**What this task involves**
In this exercise, the entries below include pictures. Repeat exactly the lines from the line with "Write the React, TypeScript" to the line with "import * as", including both, but without the pictures.

Records with drawing code
####################

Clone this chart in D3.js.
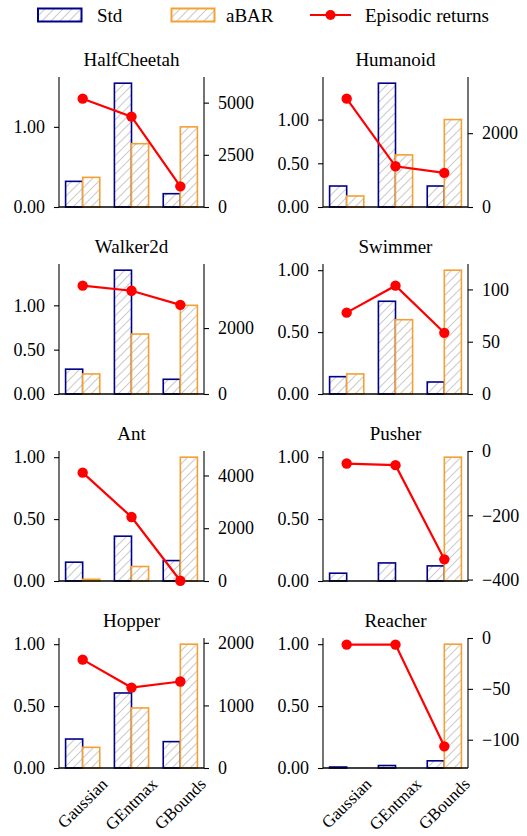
<!DOCTYPE html>
<html><head><meta charset="utf-8">
<script src="https://cdn.jsdelivr.net/npm/d3@7"></script>
<style>
body{margin:0;background:#fff}
svg{display:block}
</style>
</head><body><svg id="c" width="527" height="836"></svg>
<script>
const envs = ["HalfCheetah","Humanoid","Walker2d","Swimmer","Ant","Pusher","Hopper","Reacher"];
const methods = ["Gaussian","GEntmax","GBounds"];
const seriesNames = ["Std","aBAR","Episodic returns"];
const stdValues = [
  [0.32,1.545,0.166],[0.24,1.416,0.24],[0.28,1.396,0.166],[0.14,0.749,0.097],
  [0.152,0.362,0.165],[0.063,0.146,0.122],[0.234,0.606,0.213],[0.008,0.02,0.058]];
const abarValues = [
  [0.37,0.79,1.0],[0.126,0.596,1.0],[0.226,0.676,1.0],[0.162,0.6,1.0],
  [0.014,0.117,1.0],[0,0,1.0],[0.167,0.485,1.0],[0,0,1.0]];
const episodicReturns = [
  [5190,4330,990],[2935,1103,924],[3286,3133,2704],[77.8,103.6,58.5],
  [4106,2424,10],[-39,-44,-337],[1731,1285,1382],[-6.5,-6.5,-106.5]];
const leftTicks = [[0,1],[0,0.5,1],[0,0.5,1],[0,0.5,1],[0,0.5,1],[0,0.5,1],[0,0.5,1],[0,0.5,1]];
const rightTicks = [[0,2500,5000],[0,2000],[0,2000],[0,50,100],[0,2000,4000],[-400,-200,0],[0,1000,2000],[-100,-50,0]];

const colStd = "#00008b", colAbar = "#f5a032", colRet = "#ff0000", hatchCol = "#cccccc";
const FS = 18, FT = 19;
const FONT = "'Liberation Serif', 'Times New Roman', serif";
const svg = d3.select("#c");

// hatch pattern
const defs = svg.append("defs");
const pat = defs.append("pattern").attr("id","hatch").attr("patternUnits","userSpaceOnUse")
  .attr("width",9).attr("height",9);
pat.append("rect").attr("width",9).attr("height",9).attr("fill","#fff");
pat.append("path").attr("d","M0,9 L9,0 M-2,2 L2,-2 M7,11 L11,7")
  .attr("stroke",hatchCol).attr("stroke-width",1.1);

function styleText(sel, size) {
  sel.style("font-family", FONT).style("font-size", size + "px").style("font-weight","normal").attr("fill","#000");
}

// legend
const lg = svg.append("g");
lg.append("rect").attr("x",38).attr("y",8.5).attr("width",43.5).attr("height",13)
  .attr("fill","url(#hatch)").attr("stroke",colStd).attr("stroke-width",2);
styleText(lg.append("text").attr("x",97).attr("y",15).attr("dy","0.35em").text(seriesNames[0]), FT);
lg.append("rect").attr("x",171.5).attr("y",8.5).attr("width",43).attr("height",13)
  .attr("fill","url(#hatch)").attr("stroke",colAbar).attr("stroke-width",2);
styleText(lg.append("text").attr("x",226).attr("y",15).attr("dy","0.35em").text(seriesNames[1]), FT);
lg.append("line").attr("x1",310).attr("x2",351).attr("y1",15).attr("y2",15)
  .attr("stroke",colRet).attr("stroke-width",2.2);
lg.append("circle").attr("cx",330.5).attr("cy",15).attr("r",5).attr("fill",colRet);
styleText(lg.append("text").attr("x",365).attr("y",15).attr("dy","0.35em").text(seriesNames[2]), FT);

const colX = [59, 323], pw = 145, ph = 130;
const rowTop = [77, 264, 451, 638];

envs.forEach((env, i) => {
  const col = i % 2, row = Math.floor(i / 2);
  const x0 = colX[col], y0 = rowTop[row];
  const g = svg.append("g").attr("transform", `translate(${x0},${y0})`);
  const x = d3.scaleLinear().domain([-0.485, 2.485]).range([0, pw]);
  const bw = x(0.35) - x(0);
  const lmax = d3.max(stdValues[i].concat(abarValues[i])) * 1.05;
  const yL = d3.scaleLinear().domain([0, lmax]).range([ph, 0]);
  const r = episodicReturns[i];
  const rmax = d3.max(r), rmin = d3.min(r);
  const yR = rmin < 0 ? d3.scaleLinear().domain([rmin * 1.2, 0]).range([ph, 0])
                      : d3.scaleLinear().domain([0, rmax * 1.2]).range([ph, 0]);

  // bars
  methods.forEach((m, j) => {
    const sv = stdValues[i][j], av = abarValues[i][j];
    if (sv > 0) g.append("rect").attr("x", x(j) - bw).attr("y", yL(sv)).attr("width", bw)
      .attr("height", ph - yL(sv)).attr("fill","url(#hatch)").attr("stroke",colStd).attr("stroke-width",1.6);
    if (av > 0) g.append("rect").attr("x", x(j)).attr("y", yL(av)).attr("width", bw)
      .attr("height", ph - yL(av)).attr("fill","url(#hatch)").attr("stroke",colAbar).attr("stroke-width",1.6);
  });

  // axes
  const axL = g.append("g").call(d3.axisLeft(yL).tickValues(leftTicks[i]).tickFormat(d3.format(".2f")).tickSize(5).tickPadding(9));
  const axR = g.append("g").attr("transform",`translate(${pw},0)`)
    .call(d3.axisRight(yR).tickValues(rightTicks[i]).tickFormat(d3.format("d")).tickSize(5).tickPadding(9));
  [axL, axR].forEach(a => {
    a.attr("font-family", null).attr("font-size", null);
    styleText(a.selectAll("text"), FS);
    a.selectAll("line").attr("stroke","#000").attr("stroke-width",1.1);
    a.select(".domain").attr("stroke","#000").attr("stroke-width",1.1).attr("d", `M0,0V${ph}`);
  });
  g.append("line").attr("x1",0).attr("x2",pw).attr("y1",ph).attr("y2",ph)
    .attr("stroke","#000").attr("stroke-width",1.3);

  // line
  const line = d3.line().x((d, j) => x(j)).y(d => yR(d));
  g.append("path").datum(r).attr("d", line).attr("fill","none").attr("stroke",colRet).attr("stroke-width",2.2);
  g.selectAll("circle.m").data(r).enter().append("circle").attr("class","m")
    .attr("cx",(d,j)=>x(j)).attr("cy",d=>yR(d)).attr("r",5.2).attr("fill",colRet);

  // title
  styleText(g.append("text").attr("x", pw/2).attr("y", -11).attr("text-anchor","middle").text(env), FT);

  // x labels on bottom row
  if (row === 3) {
    methods.forEach((m, j) => {
      const t = g.append("text").attr("text-anchor","middle")
        .attr("dominant-baseline","central").text(m);
      styleText(t, 17);
      const w = t.node().getComputedTextLength();
      const hb = (w + 15) * Math.SQRT1_2;
      t.attr("transform", `translate(${x(j)},${ph + 8 + hb/2}) rotate(-45)`);
    });
  }
});
</script>
</body></html>
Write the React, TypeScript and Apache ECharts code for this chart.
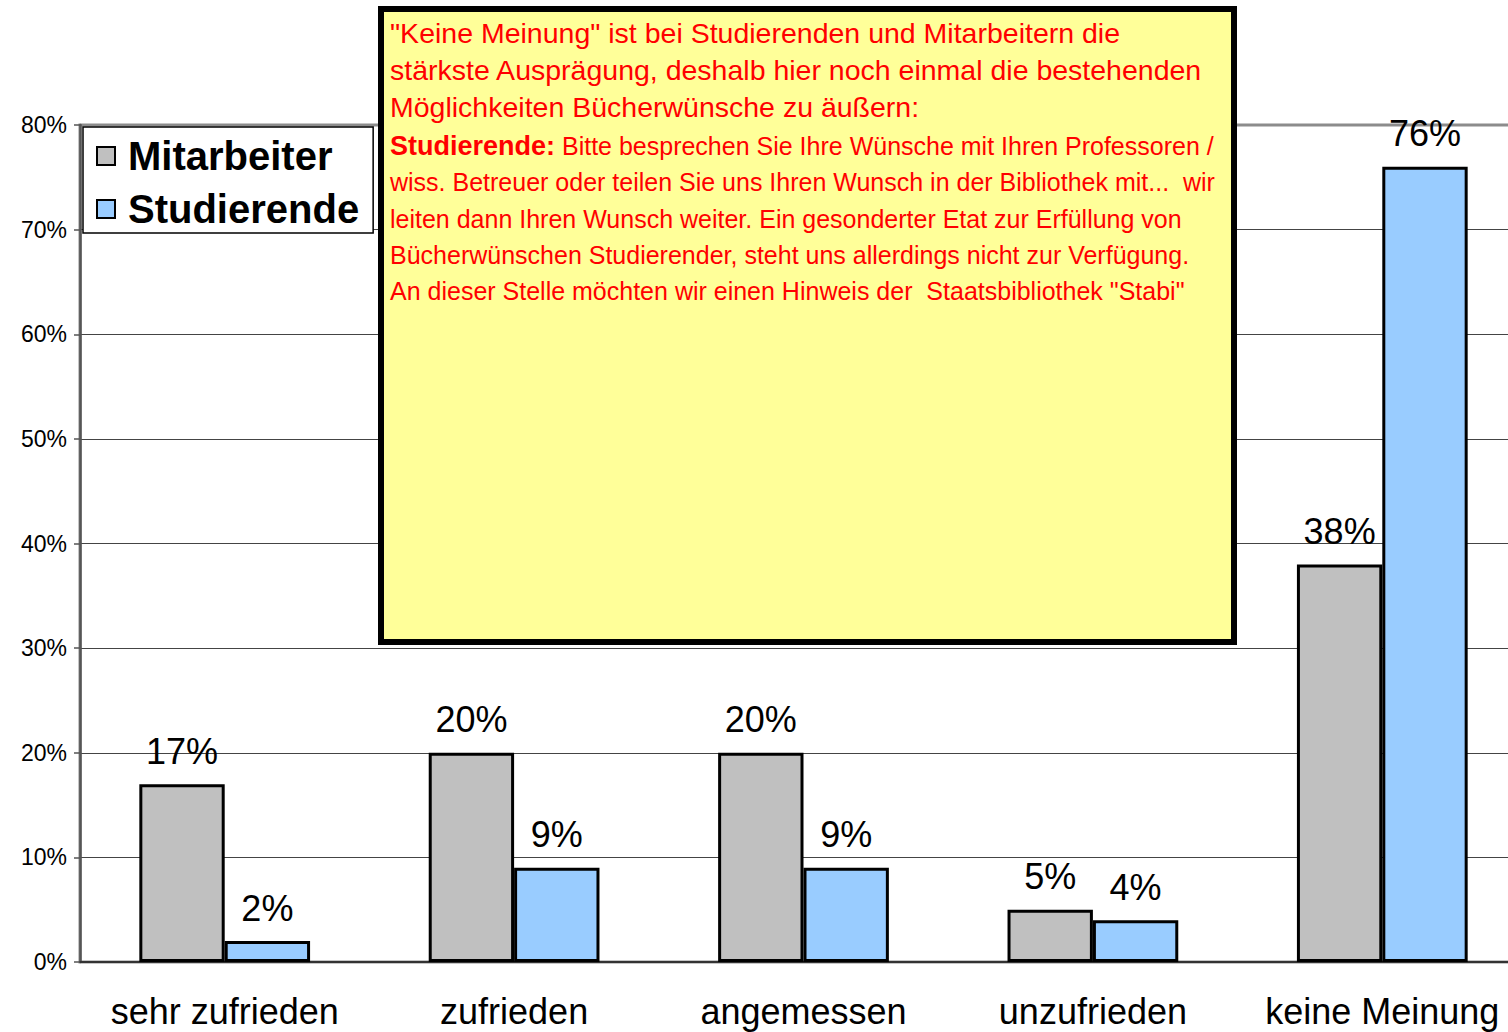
import React, { useEffect, useRef } from "react";
import * as echarts from "echarts";

const categories = ["sehr zufrieden", "zufrieden", "angemessen", "unzufrieden", "keine Meinung"];
const mitarbeiter = [17, 20, 20, 5, 38];
const studierende = [2, 9, 9, 4, 76];
const seriesNames = ["Mitarbeiter", "Studierende"];
const yTicks = { min: 0, max: 80, interval: 10 };

const noteLinesLarge = [
  "\"Keine Meinung\" ist bei Studierenden und Mitarbeitern die",
  "stärkste Ausprägung, deshalb hier noch einmal die bestehenden",
  "Möglichkeiten Bücherwünsche zu äußern:",
];
const noteBold = "Studierende:";
const noteLinesSmall = [
  " Bitte besprechen Sie Ihre Wünsche mit Ihren Professoren /",
  "wiss. Betreuer oder teilen Sie uns Ihren Wunsch in der Bibliothek mit...  wir",
  "leiten dann Ihren Wunsch weiter. Ein gesonderter Etat zur Erfüllung von",
  "Bücherwünschen Studierender, steht uns allerdings nicht zur Verfügung.",
  "An dieser Stelle möchten wir einen Hinweis der  Staatsbibliothek \"Stabi\"",
];

const FONT = "'Liberation Sans', Arial, sans-serif";

export default function App() {
  const ref = useRef<HTMLDivElement>(null);
  useEffect(() => {
    const chart = echarts.init(ref.current!, undefined, { renderer: "svg" });
    const largeY = [33, 70, 107];
    const smallY = [146, 182, 219, 255, 291];
    const noteTexts: any[] = [];
    noteLinesLarge.forEach((t, i) => {
      noteTexts.push({
        type: "text",
        z: 101,
        x: 390,
        y: largeY[i],
        style: { text: t, fill: "#ff0000", fontSize: 28.5, fontFamily: FONT, verticalAlign: "middle" },
      });
    });
    noteLinesSmall.forEach((t, i) => {
      const text = i === 0 ? "{b|" + noteBold + "}" + t : t;
      noteTexts.push({
        type: "text",
        z: 101,
        x: 390,
        y: smallY[i],
        style: {
          text,
          fill: "#ff0000",
          fontSize: 25,
          fontFamily: FONT,
          verticalAlign: "middle",
          rich: {
            b: { fontSize: 27, fontWeight: "bold", fill: "#ff0000", fontFamily: FONT },
          },
        },
      });
    });

    const barLabel = {
      show: true,
      position: "top",
      distance: 15,
      formatter: "{c}%",
      fontSize: 36,
      fontFamily: FONT,
      color: "#000",
    };

    chart.setOption({
      animation: false,
      backgroundColor: "#ffffff",
      grid: {
        left: 80,
        top: 125,
        bottom: 70,
        right: -19,
        containLabel: false,
        outerBoundsMode: "none",
        show: true,
        borderColor: "#8c8c8c",
        borderWidth: 3,
        backgroundColor: "transparent",
      },
      legend: {
        orient: "vertical",
        left: 83,
        top: 127,
        data: seriesNames,
        backgroundColor: "#ffffff",
        borderColor: "#000000",
        borderWidth: 1.5,
        padding: [8, 14, 3, 13],
        itemGap: 11,
        itemWidth: 18,
        itemHeight: 18,
        icon: "rect",
        textStyle: {
          fontSize: 40,
          fontWeight: "bold",
          fontFamily: FONT,
          color: "#000",
          lineHeight: 42,
          padding: [0, 0, 0, 8],
        },
        z: 10,
      },
      xAxis: {
        type: "category",
        data: categories,
        axisLine: { lineStyle: { color: "#333", width: 2 } },
        axisTick: { length: 9, lineStyle: { color: "#333", width: 1.5 } },
        axisLabel: { interval: 0, fontSize: 36, fontFamily: FONT, color: "#000", margin: 31 },
      },
      yAxis: {
        type: "value",
        min: yTicks.min,
        max: yTicks.max,
        interval: yTicks.interval,
        axisLine: { show: true, lineStyle: { color: "#555", width: 2.5 } },
        axisTick: { show: true, length: 6, lineStyle: { color: "#555", width: 1.5 } },
        axisLabel: { fontSize: 23, fontFamily: FONT, color: "#000", formatter: "{value}%", margin: 13 },
        splitLine: {
          show: true,
          lineStyle: {
            color: ["#444", "#444", "#444", "#444", "#444", "#444", "#444", "#444", "#8c8c8c"],
            width: 1,
          },
        },
      },
      series: [
        {
          name: seriesNames[0],
          type: "bar",
          data: mitarbeiter,
          barGap: "0%",
          barCategoryGap: "41%",
          itemStyle: { color: "#c0c0c0", borderColor: "#000", borderWidth: 3 },
          label: barLabel,
        },
        {
          name: seriesNames[1],
          type: "bar",
          data: studierende,
          barGap: "0%",
          barCategoryGap: "41%",
          itemStyle: { color: "#99ccff", borderColor: "#000", borderWidth: 3 },
          label: barLabel,
        },
      ],
      graphic: [
        {
          type: "group",
          z: 100,
          children: [
            {
              type: "rect",
              z: 100,
              shape: { x: 381, y: 9, width: 853, height: 633 },
              style: { fill: "#ffff99", stroke: "#000", lineWidth: 6 },
            },
            ...noteTexts,
          ],
        },
      ],
    });
    return () => chart.dispose();
  }, []);
  return (
    <div
      ref={ref}
      style={{ position: "fixed", left: 0, top: 0, width: 1508, height: 1032, background: "#fff" }}
    />
  );
}
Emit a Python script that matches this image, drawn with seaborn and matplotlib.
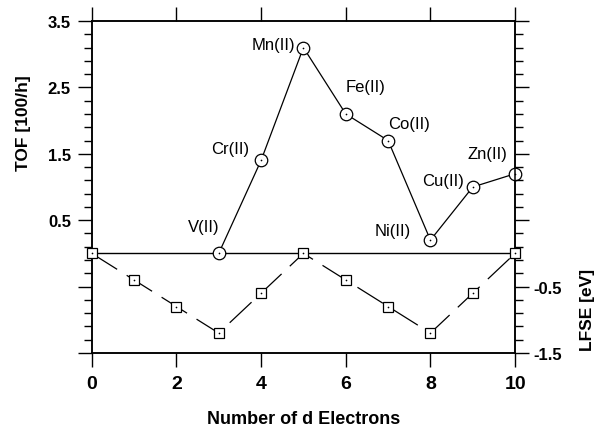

####################

**Answer to the exercise**
Write the React, TypeScript and Apache ECharts code for this chart.
import React, { useEffect, useRef } from "react";
import * as echarts from "echarts";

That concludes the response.